For the older children, from six years and up, we can make the games and activities a little more complicated and challenging. I’ve made a list of some of my favorite awesome ESL games for older students.
They love competition, but make sure you keep it fun and fair. Fairness is a major thing for this age group, so set clear rules up front and check if everyone agrees with your decisions or you could get some very upset students. Explain to them there’s no losing, losing just means you get to try again!
Awesome ESL Games for Older Students
Last man standing
This is one of my favorite warm-up games. The teacher names a theme and the students have to say as many objects in that theme. Students stand up in a line and one by one they have to say an object. If a students doesn’t know, makes a mistake or says a word which another student already said, he has to sit down.
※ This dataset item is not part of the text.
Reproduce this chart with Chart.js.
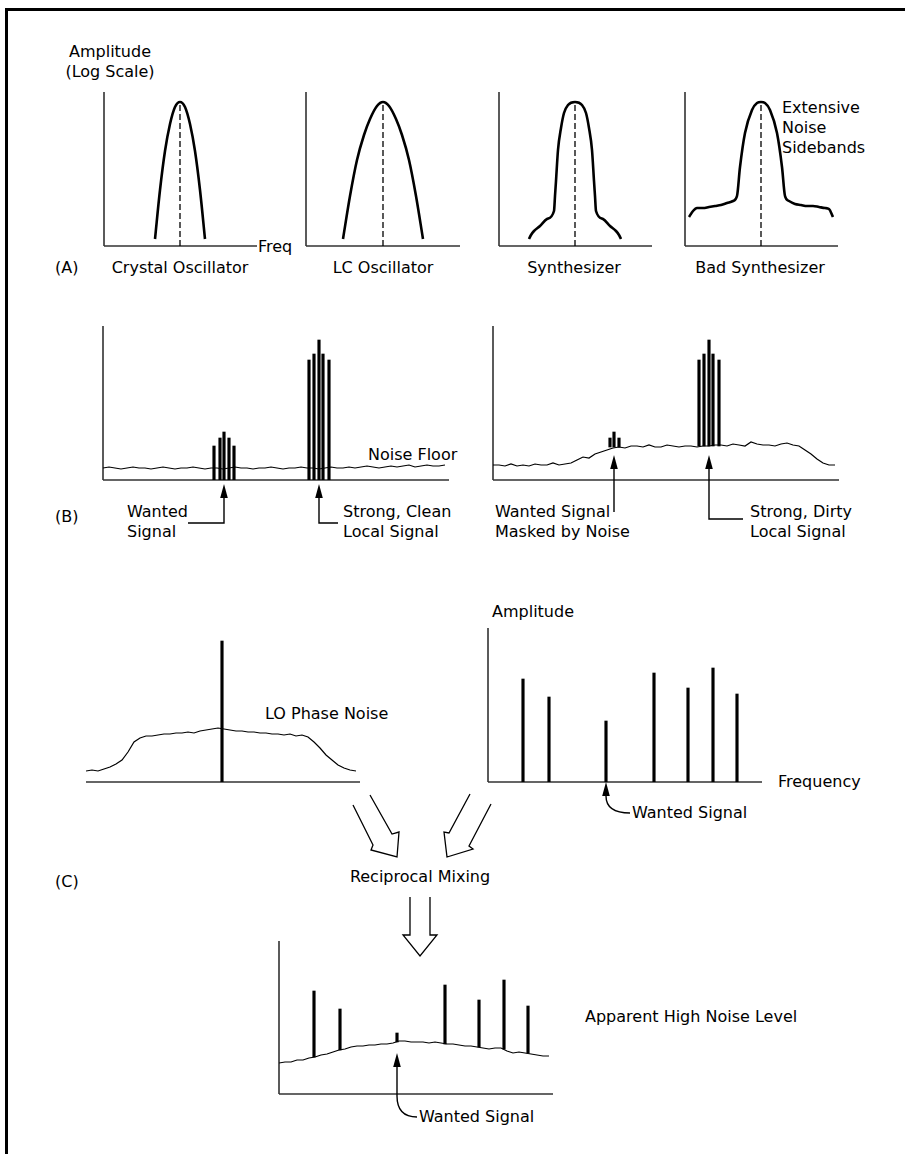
<!DOCTYPE html>
<html>
<head>
<meta charset="utf-8">
<script src="https://cdn.jsdelivr.net/npm/chart.js@4.4.0/dist/chart.umd.min.js"></script>
<style>
  body { margin: 0; background: #fff; }
  #page { position: relative; width: 905px; height: 1154px; overflow: hidden;
          font-family: "DejaVu Sans", sans-serif; font-size: 16px; color: #000; }
  #frame { position: absolute; left: 5px; top: 8px; right: 0; bottom: 0;
           border-top: 3px solid #000; border-left: 3px solid #000; }
  canvas { position: absolute; }
  .t { position: absolute; line-height: 20px; white-space: nowrap; }
  .c { transform: translateX(-50%); text-align: center; }
  svg { position: absolute; left: 0; top: 0; }
</style>
</head>
<body>
<div id="page">
  <div id="frame"></div>

  <!-- (A) -->
  <div class="t c" style="left:110px;top:42px">Amplitude<br>(Log Scale)</div>
  <div class="t" style="left:258px;top:237px">Freq</div>
  <div class="t" style="left:55px;top:258px">(A)</div>
  <div class="t c" style="left:180px;top:258px">Crystal Oscillator</div>
  <div class="t c" style="left:383px;top:258px">LC Oscillator</div>
  <div class="t c" style="left:574px;top:258px">Synthesizer</div>
  <div class="t c" style="left:760px;top:258px">Bad Synthesizer</div>
  <div class="t" style="left:782px;top:98px">Extensive<br>Noise<br>Sidebands</div>

  <!-- (B) -->
  <div class="t" style="left:368px;top:445px">Noise Floor</div>
  <div class="t" style="left:55px;top:507px">(B)</div>
  <div class="t" style="left:127px;top:502px">Wanted<br>Signal</div>
  <div class="t" style="left:343px;top:502px">Strong, Clean<br>Local Signal</div>
  <div class="t" style="left:495px;top:502px">Wanted Signal<br>Masked by Noise</div>
  <div class="t" style="left:750px;top:502px">Strong, Dirty<br>Local Signal</div>

  <!-- (C) -->
  <div class="t" style="left:265px;top:704px">LO Phase Noise</div>
  <div class="t" style="left:492px;top:602px">Amplitude</div>
  <div class="t" style="left:778px;top:772px">Frequency</div>
  <div class="t" style="left:632px;top:803px">Wanted Signal</div>
  <div class="t c" style="left:420px;top:867px">Reciprocal Mixing</div>
  <div class="t" style="left:55px;top:872px">(C)</div>
  <div class="t" style="left:585px;top:1007px">Apparent High Noise Level</div>
  <div class="t" style="left:419px;top:1107px">Wanted Signal</div>

  <svg width="905" height="1154">
    <g fill="#fff" stroke="#000" stroke-width="1.3" stroke-linejoin="miter">
      <polyline points="370,795 392,834 399,832 397,857 371,850 373,845 353,805"/>
      <polyline points="470,794 449,833 444,832 447,857 473,849 469,846 491,804"/>
      <polyline points="410,897 410,935 403,935 420,956 437,935 430,935 430,897"/>
    </g>
  </svg>
</div>

<script>
"use strict";

// ---- (A) oscillator spectra (frequency, log amplitude) ----
const crystalF = [51, 56, 61, 66, 71, 76, 81, 86, 91, 96, 101];
const crystalA = [7, 56, 95, 122, 139, 144, 139, 122, 95, 56, 7];
const lcF = [37, 44, 51, 58, 64, 71, 77, 83, 90, 96, 103, 110, 117];
const lcA = [7, 50, 86, 111, 127, 140, 144, 140, 127, 111, 86, 50, 7];
const synthF = [30, 32, 35, 41, 48, 55, 56, 57, 59, 62, 65, 69, 76, 83, 87, 90, 93, 95, 96, 97, 104, 111, 117, 120, 122];
const synthA = [7, 11, 15, 20, 27, 35, 50, 65, 96, 118, 133, 141, 144, 141, 133, 118, 96, 65, 50, 35, 27, 20, 15, 11, 7];
const badF = [4, 8, 12, 18, 24, 30, 36, 42, 48, 52, 55, 60, 67, 72, 76, 80, 85, 92, 97, 100, 104, 110, 116, 122, 128, 134, 140, 144, 148];
const badA = [29, 35, 38, 38, 39, 40, 41, 43, 45, 50, 79, 113, 136, 143, 144, 143, 136, 113, 79, 50, 45, 42, 41, 40, 40, 39, 38, 37, 29];
const carrierF = [76, 77, 76, 76];
const carrierPeak = 144;

// ---- (B) receiver spectrum, clean vs dirty LO ----
const noiseStep = 6;
const cleanNoise = [12, 13, 12, 11, 12, 13, 12, 12, 11, 12, 13, 12, 11, 12, 12, 13, 12, 11, 12, 12,
  11, 12, 13, 12, 12, 11, 12, 12, 13, 12, 11, 12, 12, 13, 12, 12, 11, 12, 13, 12,
  12, 13, 12, 13, 14, 13, 12, 13, 14, 13, 14, 15, 13, 14, 15, 14, 14, 15];
const dirtyNoise = [15, 15, 14, 16, 14, 15, 14, 16, 15, 15, 17, 15, 16, 17, 20, 23, 22, 26, 28, 30,
  32, 33, 32, 34, 34, 33, 35, 33, 33, 35, 34, 33, 34, 34, 33, 34, 34, 35, 35, 34,
  36, 35, 34, 38, 36, 35, 35, 34, 36, 37, 35, 34, 30, 26, 21, 17, 15, 15];
const wantedF = [111, 117, 121, 126, 131];
const wantedA = [34, 42, 48, 42, 34];
const strongF = [206, 211, 216, 220, 226];
const strongA = [120, 126, 140, 126, 120];
const dirtyWantedBase = 33;
const dirtyStrongBase = 34;

// ---- (C) reciprocal mixing ----
const loNoise = [11, 12, 11, 13, 15, 18, 22, 30, 40, 44, 46, 46, 47, 48, 48, 49, 49, 50, 49, 51,
  52, 53, 54, 53, 52, 51, 51, 50, 50, 49, 49, 48, 48, 47, 48, 46, 47, 45, 40, 34,
  27, 22, 17, 14, 12, 11];
const loCarrierF = 136;
const loCarrierA = 141;
const rfF = [35, 61, 118, 166, 200, 225, 249];
const rfA = [103, 85, 61, 109, 94, 114, 88];
const mixedNoise = [31, 32, 32, 34, 34, 36, 37, 39, 40, 42, 44, 45, 47, 48, 48, 49, 49, 50, 50, 51,
  53, 53, 52, 52, 52, 51, 52, 51, 50, 50, 49, 48, 48, 47, 46, 45, 46, 46, 43, 41,
  42, 41, 40, 39, 38, 38];
const mixedBase = [37, 44, 52, 50, 47, 45, 41];
const wantedIdx = 2;

const page = document.getElementById('page');

function pairs(xs, ys) { return xs.map((x, i) => ({ x: x, y: ys[i] })); }
function sampled(values) { return values.map((v, i) => ({ x: i * noiseStep, y: v })); }
function spikes(xs, tops, base) {
  return xs.map((x, i) => ({ x: x, y: [Array.isArray(base) ? base[i] : base, tops[i]] }));
}

function curve(data) {
  return { type: 'line', data: data, borderColor: '#000', borderWidth: 2.6, pointRadius: 0,
    cubicInterpolationMode: 'monotone', fill: false };
}
function noise(data) {
  return { type: 'line', data: data, borderColor: '#000', borderWidth: 1.2, pointRadius: 0,
    tension: 0, fill: false };
}
function dashed(x, top) {
  return { type: 'line', data: [{ x: x, y: 0 }, { x: x, y: top }], borderColor: '#000',
    borderWidth: 1.3, borderDash: [6, 3], pointRadius: 0 };
}
function bars(data) {
  return { type: 'bar', data: data, backgroundColor: '#000', barThickness: 2.5, borderWidth: 0 };
}

function drawArrow(chart, ar) {
  const xs = chart.scales.x, ys = chart.scales.y, ctx = chart.ctx;
  const p = ar.pts.map(q => [xs.getPixelForValue(q[0]), ys.getPixelForValue(q[1])]);
  const tx = p[0][0], ty = p[0][1];
  const L = Math.hypot(p[1][0] - tx, p[1][1] - ty);
  const ux = (p[1][0] - tx) / L, uy = (p[1][1] - ty) / L;
  const hl = 14, hw = 3.8;
  const hx = tx + ux * hl, hy = ty + uy * hl;
  ctx.save();
  ctx.fillStyle = '#000';
  ctx.strokeStyle = '#000';
  ctx.lineWidth = 1.4;
  ctx.beginPath();
  ctx.moveTo(tx, ty);
  ctx.lineTo(hx - uy * hw, hy + ux * hw);
  ctx.lineTo(hx + uy * hw, hy - ux * hw);
  ctx.closePath();
  ctx.fill();
  ctx.beginPath();
  ctx.moveTo(hx, hy);
  if (ar.curve) {
    ctx.lineTo(p[1][0], p[1][1]);
    ctx.quadraticCurveTo(p[2][0], p[2][1], p[3][0], p[3][1]);
  } else {
    for (let i = 1; i < p.length; i++) ctx.lineTo(p[i][0], p[i][1]);
  }
  ctx.stroke();
  ctx.restore();
}

function diagram(deco) {
  return {
    id: 'diagram',
    beforeDatasetsDraw(chart) {
      const ctx = chart.ctx, a = chart.chartArea;
      ctx.save();
      ctx.strokeStyle = '#333';
      ctx.lineWidth = 1.6;
      ctx.beginPath();
      if (deco.yAxis !== false) { ctx.moveTo(a.left, a.top); ctx.lineTo(a.left, a.bottom); }
      ctx.moveTo(a.left, a.bottom);
      ctx.lineTo(a.right, a.bottom);
      ctx.stroke();
      ctx.restore();
    },
    afterDatasetsDraw(chart) {
      (deco.arrows || []).forEach(ar => drawArrow(chart, ar));
    }
  };
}

function makeChart(box, datasets, deco) {
  deco = deco || {};
  const pad = { left: 12, top: 12, right: 12, bottom: deco.padBottom || 12 };
  const w = box.w + pad.left + pad.right, h = box.h + pad.top + pad.bottom;
  const cv = document.createElement('canvas');
  cv.width = w; cv.height = h;
  cv.style.left = (box.left - pad.left) + 'px';
  cv.style.top = (box.top - pad.top) + 'px';
  cv.style.width = w + 'px';
  cv.style.height = h + 'px';
  page.appendChild(cv);
  return new Chart(cv, {
    type: 'line',
    data: { datasets: datasets },
    options: {
      responsive: false,
      animation: false,
      events: [],
      layout: { padding: pad },
      plugins: { legend: { display: false }, tooltip: { enabled: false } },
      scales: {
        x: { type: 'linear', min: 0, max: box.w, offset: false, display: false },
        y: { type: 'linear', min: 0, max: box.h, display: false }
      }
    },
    plugins: [diagram(deco)]
  });
}

// (A)
makeChart({ left: 104, top: 92, w: 153, h: 154 },
  [curve(pairs(crystalF, crystalA)), dashed(carrierF[0], carrierPeak)]);
makeChart({ left: 306, top: 92, w: 154, h: 154 },
  [curve(pairs(lcF, lcA)), dashed(carrierF[1], carrierPeak)]);
makeChart({ left: 499, top: 92, w: 153, h: 154 },
  [curve(pairs(synthF, synthA)), dashed(carrierF[2], carrierPeak)]);
makeChart({ left: 685, top: 92, w: 153, h: 154 },
  [curve(pairs(badF, badA)), dashed(carrierF[3], carrierPeak)]);

// (B)
makeChart({ left: 103, top: 326, w: 346, h: 154 },
  [noise(sampled(cleanNoise)),
   bars(spikes(wantedF, wantedA, 0).concat(spikes(strongF, strongA, 0)))],
  { padBottom: 56, arrows: [
    { pts: [[wantedF[2], -4], [wantedF[2], -43], [85, -43]] },
    { pts: [[strongF[2], -4], [strongF[2], -43], [235, -43]] }
  ] });
makeChart({ left: 493, top: 326, w: 346, h: 154 },
  [noise(sampled(dirtyNoise)),
   bars(spikes(wantedF.slice(1, 4), wantedA.slice(1, 4), dirtyWantedBase)
     .concat(spikes(strongF, strongA, dirtyStrongBase)))],
  { padBottom: 56, arrows: [
    { pts: [[wantedF[2], 25], [wantedF[2], -32]] },
    { pts: [[strongF[2], 25], [strongF[2], -39], [250, -39]] }
  ] });

// (C)
makeChart({ left: 86, top: 628, w: 274, h: 154 },
  [noise(sampled(loNoise)), bars(spikes([loCarrierF], [loCarrierA], 0))],
  { yAxis: false });
makeChart({ left: 488, top: 628, w: 274, h: 154 },
  [bars(spikes(rfF, rfA, 0))],
  { padBottom: 40, arrows: [
    { curve: true, pts: [[rfF[wantedIdx], 0], [rfF[wantedIdx], -14], [rfF[wantedIdx], -31], [142, -31]] }
  ] });
makeChart({ left: 279, top: 941, w: 274, h: 153 },
  [noise(sampled(mixedNoise)), bars(spikes(rfF, rfA, mixedBase))],
  { padBottom: 36, arrows: [
    { curve: true, pts: [[rfF[wantedIdx], 41], [rfF[wantedIdx], -2], [rfF[wantedIdx], -23], [138, -23]] }
  ] });
</script>
</body>
</html>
It’s great for practicing the basic English stuff and for reviewing too. The students have to make full English sentences. So if the theme is animals, have them make a sentence; ‘I like cats/dogs/elephants/crocodiles.’ For transport; ‘I go to school by car/train/airplane/helicopter.’ For what items are in the classroom; ‘I can see an eraser/book/schoolbag’.
See how many animals or ways of transport they can come up with. I would do the first round without rules and then start setting a 10 second time limit. And then a 5 second time limit. Have everyone countdown together. Great fun. I would reward everyone with a point and the top-3 or top-5 with extra points.
You can also play this with a time bomb, such as an egg timer. Set the timer to one minute. Have the students elicit the word and pass the egg timer down the line. The student holding the timer when it goes off is out of the round.
Shoot the crossbow
You need a crossbow and an arrow for this, obviously. One will be enough. You can put flashcards, write words or draw pictures on the whiteboard for the students to hit. Say a sentence and the students have to listen carefully and hit the word you mentioned. Have them make a sentence of their own, too.
You can make two students compete by letting them run to a flashcard you call out. The winner gets to shoot the crossbow first. You can draw a target, a bulls-eye, for them to hit for points. You can use this as a reward for practicing vocabulary or phonics, their reward is they get to shoot the crossbow for points.
Four in a Row
Draw a grid on the board and write a sentence pattern for the rows and one for the columns. Make up the question and all the different answers together. For example; in the columns you have activities and in the rows you have places. Make up some normal and some crazy, special, funny places and activities. Divide the students into two teams. Both teams get to choose a shape that they’ll use, e.g. circle, triangle, revered triangle, square, star, heart, diamond, etc.
The players have to throw a sticky ball on the grid. They have to read the box where the ball hits and make a sentence, e.g. ‘I always read a book on the roof of the school.’ Then they get to draw their shape in the box. When they get four boxes with their shape in a row, the team wins. Or you can give super points and play on until the time limit. The team with the most times four in a row after time’s up is the winner.
Flashcard Dodge ball
This is a game my students always asked me to play. You don’t need teams, just two players who play against each other. Put the flashcards on a table in front of player A. Player A has to defend the cards by throwing small foam balls at player B. Player B has to get the flashcard that’s called out and run back to his safe position.
For example you’re practicing ‘What do you have to do at home?’ Player B will ask player A this question and he/she will answer: ‘I have to sweep the floor.’ Now player B will have to get this flashcard, run back and say ‘He has to sweep the floor.’ Player B will get five points, but each ball that hits him is minus one point. When done they will switch sides, so both get the throw the balls. Set a time limit, like 30 seconds. Sometimes I would put a chair near the table, so player B can hide behind it. Great fun!
Choose one student to sit in front of the whiteboard with his back to the board. The teacher or another student writes down a word on the board and the other students have to give hints that explain the word. You can play this individually or make teams.
Just listening and repeating a dialogue gets old quickly. Have your students speak and act out the dialogue in front of the class and it gets more fun. Often kids are shy to do this so I would give a demonstration with my assistant, so the students get an idea of what actions and sounds they could make. I would do it very over-the-top and encourage them to be a little crazy. The more actions and the more creative, the more points they will receive.
The classic charades, always good fun. Choose a theme, for example sports, and let a student come in front of class and act out a sport. You can tell him one, or show him a picture of one or he can choose, but make sure he whispers it in your ear then, so you’ll know. The student acts it out, without sound, and the other students guess what it is. Have the student make a full sentence; ‘He’s playing baseball’. The student who guesses right can act out the next word.
Snakes & Ladders
It’s a board game that’s played rolling a dice. Two or three teams get to choose a pawn and each time a player answers a question right, he/she gets to roll the dice for their team. The board game is filled with snakes, reaching the head of a snake means you have to follow it all the way down. And there are ladders, too. Reaching the bottom of a ladder means you can follow it all the way up. Easy, but fun!